A 330-pound ex-prizefighter sporting ruffled shirts and a well-groomed beard and moustache, Iosif Caza is the public face of Sacramento's 20,000-member Romanian community.
Caza heads the Romanian American Chamber of Commerce and the Romanian Cultural Center and recently hosted a Romanian American festival at Cesar Chavez Park.
But he's more famous in Romania, where the leading newspaper called him "The Biggest Human Trafficker in the U.S.," Caza told The Bee.
Today, Caza is due to trade in his tailored threads for an orange jailhouse jumpsuit – federal prosecutors expect him to be sentenced to nine years for his key role in one of the most brazen asylum fraud scams in U.S. history.
Caza was the chief interpreter and rainmaker for the Sekhon & Sekhon law firm, which boasted a 95 percent success rate in getting clients asylum based on a well-founded fear of persecution in their home countries.
Sacramento Bee, 9/24/10. Sentencing of Caza and the other Sekhon defendants is scheduled for 10:00 a.m. before Judge Damrell.
In the EDCA eco-terrorism prosecution, U.S. v.
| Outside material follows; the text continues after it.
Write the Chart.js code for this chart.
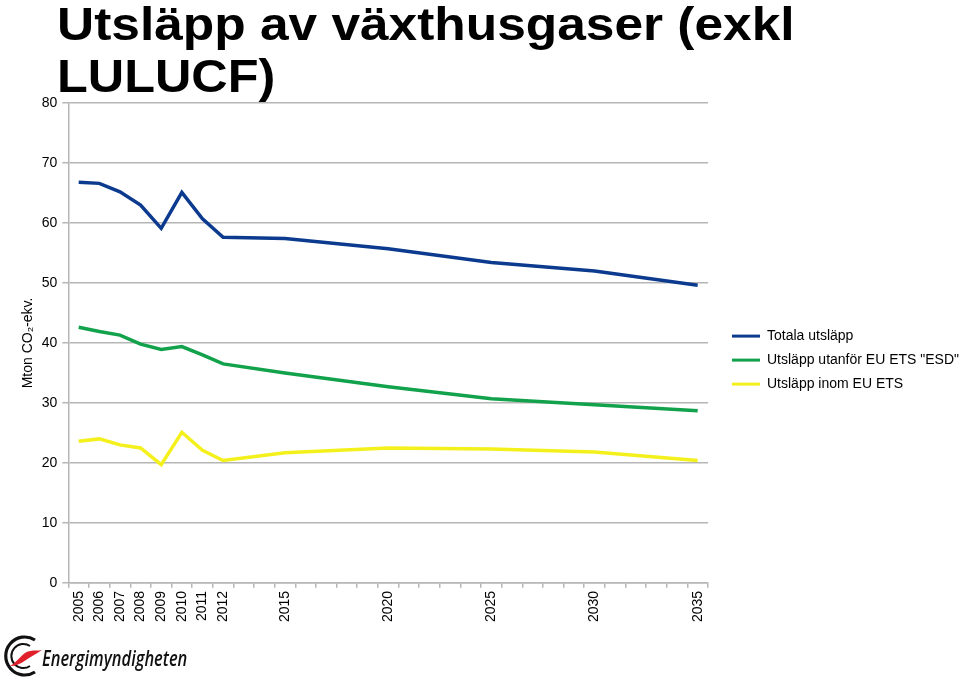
<!DOCTYPE html>
<html>
<head>
<meta charset="utf-8">
<script src="https://cdn.jsdelivr.net/npm/chart.js@4/dist/chart.umd.min.js"></script>
<style>
  html, body { margin: 0; padding: 0; background: #fff; }
  #wrap { position: relative; width: 960px; height: 679px; overflow: hidden; }
  #chart { position: absolute; left: 0; top: 0; }
  .title {
    position: absolute; left: 57px; margin: 0;
    font-family: "Liberation Sans Narrow", "Arial Narrow", "Liberation Sans", Arial, sans-serif;
    font-weight: bold; font-size: 46px; line-height: 1; color: #000;
    white-space: nowrap; transform-origin: 0 0;
  }
  #logo { position: absolute; left: 2px; top: 632px; }
  #logoText {
    position: absolute; left: 42px; top: 648px; margin: 0;
    font-family: "Open Sans", "Liberation Sans", Arial, sans-serif; font-style: italic; font-weight: 600;
    font-size: 21px; line-height: 1; color: #111; white-space: nowrap; transform-origin: 0 0;
  }
</style>
</head>
<body>
<div id="wrap">
  <canvas id="chart" width="960" height="679"></canvas>
  <div class="title" id="t1" style="top:1px">Utsläpp av växthusgaser (exkl</div>
  <div class="title" id="t2" style="top:53px">LULUCF)</div>
  <svg id="logo" width="44" height="46" viewBox="0 0 44 46">
    <path d="M33 8 A19 19 0 1 0 33 40" fill="none" stroke="#111" stroke-width="3.2"/>
    <path d="M28 14 A12 12 0 1 0 28 34" fill="none" stroke="#111" stroke-width="2"/>
    <path d="M8 34 C16 30, 20 20, 28 19 C33 18, 36 19, 40 18 C34 22, 30 24, 24 28 C18 32, 14 34, 8 34 Z" fill="#e0202a"/>
  </svg>
  <div id="logoText">Energimyndigheten</div>
</div>
<script>
'use strict';
// x axis: one category per year, labels only where the source shows them
var years = [];
for (var yr = 2005; yr <= 2035; yr++) years.push(String(yr));
var shownYears = ['2005','2006','2007','2008','2009','2010','2011','2012','2015','2020','2025','2030','2035'];

// values (Mton CO2-ekv.), keyed by shownYears
var totala = [66.8, 66.6, 65.2, 63.0, 59.1, 65.1, 60.7, 57.6, 57.4, 55.7, 53.4, 52.0, 49.6];
var utanforEts = [42.6, 41.9, 41.3, 39.8, 38.9, 39.4, 38.0, 36.5, 35.0, 32.7, 30.7, 29.7, 28.7];
var inomEts = [23.6, 24.0, 23.0, 22.5, 19.7, 25.1, 22.1, 20.4, 21.7, 22.5, 22.3, 21.8, 20.4];

var seriesNames = ['Totala utsläpp', 'Utsläpp utanför EU ETS "ESD"', 'Utsläpp inom EU ETS'];
var seriesColors = ['#0b3a8e', '#12a24c', '#f4f01c'];

var yTicks = [0, 10, 20, 30, 40, 50, 60, 70, 80];

function spread(vals) {
  return years.map(function (y) {
    var i = shownYears.indexOf(y);
    return i < 0 ? null : vals[i];
  });
}

var font = { family: '"Liberation Sans", Arial, sans-serif', size: 14 };
var gridColor = '#b6b6b6';

var datasets = [totala, utanforEts, inomEts].map(function (vals, i) {
  return {
    label: seriesNames[i],
    data: spread(vals),
    borderColor: seriesColors[i],
    backgroundColor: seriesColors[i],
    borderWidth: 3.5,
    pointRadius: 0,
    tension: 0,
    spanGaps: true
  };
});

var ctx = document.getElementById('chart').getContext('2d');
new Chart(ctx, {
  type: 'line',
  data: { labels: years, datasets: datasets },
  options: {
    responsive: false,
    animation: false,
    events: [],
    layout: { padding: { left: 7, top: 103, bottom: 54, right: -9 } },
    scales: {
      x: {
        offset: true,
        grid: { display: true, offset: true, drawOnChartArea: false, drawTicks: true, tickLength: 5, color: gridColor, lineWidth: 1.5 },
        border: { display: true, color: gridColor, width: 1.5 },
        ticks: {
          autoSkip: false, maxRotation: 90, minRotation: 90, padding: 3,
          color: '#000', font: font,
          callback: function (v) {
            var l = this.getLabelForValue(v);
            return shownYears.indexOf(l) < 0 ? '' : l;
          }
        }
      },
      y: {
        min: 0, max: 80,
        afterBuildTicks: function (s) { s.ticks = yTicks.map(function (v) { return { value: v }; }); },
        grid: { color: gridColor, lineWidth: 1.5, tickLength: 6 },
        border: { display: true, color: gridColor, width: 1.5 },
        ticks: { color: '#000', font: font, padding: 5 },
        title: { display: true, text: 'Mton CO₂-ekv.', color: '#000', font: font, padding: { top: 13, bottom: 0 } }
      },
      gap: {
        position: 'right', display: true,
        grid: { display: false, drawTicks: false }, border: { display: false },
        ticks: { display: false },
        afterFit: function (s) { s.width = 14; }
      }
    },
    plugins: {
      legend: {
        position: 'right',
        maxWidth: 320,
        // empty title with negative height nudges the centred block up a little
        title: { display: true, text: '', font: { size: 1 }, padding: { top: 0, bottom: -9 } },
        labels: {
          color: '#000', font: font, boxWidth: 28, boxHeight: 3, padding: 10,
          generateLabels: function (chart) {
            return chart.data.datasets.map(function (d, i) {
              return { text: d.label, fillStyle: d.borderColor, strokeStyle: d.borderColor, lineWidth: 0, datasetIndex: i, fontColor: '#000' };
            });
          }
        }
      },
      tooltip: { enabled: false }
    }
  }
});

// fit the heading to the width it has in the original
function fit(id, w) {
  var el = document.getElementById(id);
  el.style.transform = 'scaleX(' + (w / el.offsetWidth) + ')';
}
fit('t1', 738);
fit('t2', 218);
fit('logoText', 145);
</script>
</body>
</html>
Eric McDavid, EDCA No. 06-0035-MCE, 9th Cir. No. 08-10250, the Ninth Circuit today affirmed McDavid's conviction and sentence, rejecting a variety of legal claims in an unpublished memorandum decision. See U.S. v. McDavid, 9/21/10.
[Added 9/22/10]: Defense attorney Mark Reichel said he will "absolutely" seek review of the decision by an 11-member circuit panel. "This is the biggest miscarriage of justice I could ever imagine," Reichel said. Sacramento Bee, 9/22/10.
The federal Department of Justice is reviewing whether there were any civil rights violations by the Bakersfield Police Department when two officers on July 9 shot to death a 15-year-old driver of a stolen car, police said Monday.
The inquiry was based on media reports that questioned whether Officers Timothy Berchtold and Noah Landers were too quick to shoot Traveon Avila after a short nighttime pursuit ended in the 1400 block of Windsor Street,, Police Chief Greg Williamson said. It was Berchtold's third fatal shooting in two months and all have been ruled justifiable, police reported.
FBI spokesman Steve Dupre said the review is to determine whether the Department of Justice wants to conduct a formal investigation of the incident. He said he did not know how long it might take the justice department to make that decision.